Sight Unseen: Tarzan (2016)

[Sight Unseen is a new feature of film reviews by writers who have not seen the films they are reviewing.]

Tarzan (2016)
Directed by David Yates
220 minutes
★ ★ ★ ★ ☆

On the set of the Tim Burton’s 2001 Planet of the Apes remake, Burton fell into that most common type of love—the love you fall into with a woman dressed as a monkey. Alas, Burton and Helena Bonham Carter have, recently, announced their separation by filming and uploading to YouTube their collaborative destruction of the bridge between their two respective houses. Now, perhaps you feel your thirst for monkey love is sated by Reb Livingston’s classic holiday tune, “Monkeys in Love.” If not, have I got a treat for you. Much like the director of Mars Attacks! I, too, have fallen in love with a monkey, and that monkey’s name, predictably, is Alexander Skarsgård.

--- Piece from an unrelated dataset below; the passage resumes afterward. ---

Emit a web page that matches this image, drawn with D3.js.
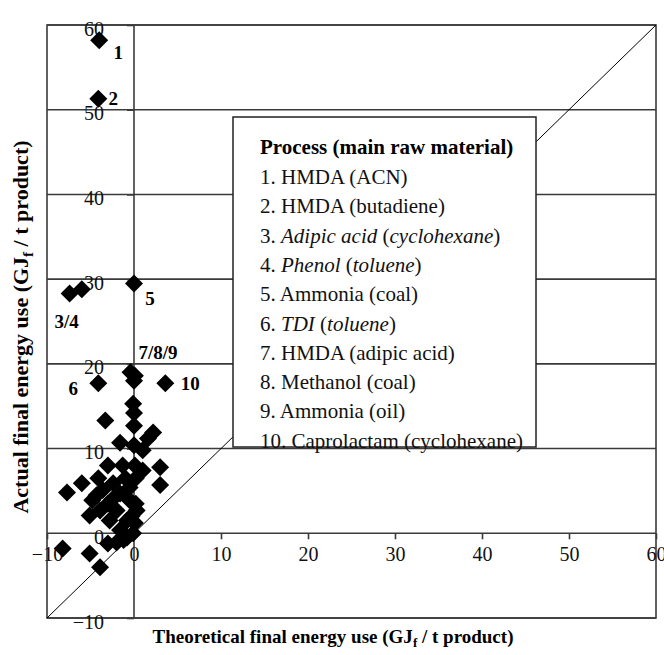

In case you’re not familiar with the man or the monkey, for seven years, Alexander Skarsgård equally embodied sass and menace as a Viking who could turn into a bat. Thankfully, Skarsgård has brought none of those characteristics to his new, striking, intensely sexual performance as Tarzan, Monkey Man. In order to play a man raised by monkeys, Tarzgård reportedly broke into the Bronx Zoo Congo Gorilla Forest, unbeknownst to zookeepers, and remained there, lying in wait, for all of 2014. Some of the only concrete proof of this period in Tarzgård’s career exists in the form of cryptic tweets Tarzg dispatched in the early days of his training.

Here, Tarzg relates his desire to see some “sweet monkeys.” By the same token, it’s the sweetness of the monkeys that most comes through in his performance in Tarzan, Monkey Man—Targz’s sweetness and warmth shine through his face as blood rushes to his head when hanging from a particularly tall canopy. So, too, does Targhskj’s sweetness invigorate a scene in which Targhkldj smears red berries all over his own shiny, red face. Indeed, Tarihkldgj brings a great deal of warmth, sweet, sweat, and spit to the character.

Tarzgård’s second and final tweet reveals the transformation that has taken place over the course of his certainly life-changing experience:

Scholars have fiercely debated Tarzgård’s intriguing use of page space and expressive spelling in this tweet. Perhaps Tarz is emphatically addressing a public that needs to know what he is seeing—and he is seeing monkeys. Perhaps Tarz is tweeting at the monkeys. And what of the slyly included syllable, “eat,” at the end? Who is eating? Or what is eating? Who is eating what? What is eating who?

Since January 20, 2014, Tarzgård’s physical body has not been seen, at least by humans, so it’s possible he remains in the Gorilla Forest or has moved on to Jungleworld. Luckily, we have Tarzan, Monkey Man on celluloid—Tarzgård’s spiritual body—to calm us in our time of need of Tarz. The film, as I’ve expressed, is stunning, and Tarzgård’s performance is unparalleled. Alexander Tarzgård has perhaps given us our best example of that most necessary price you must pay for your art. What are you willing to do? Can Tarzg show you the way? Give him a chance. As the old saying goes, this monkey’s a must see.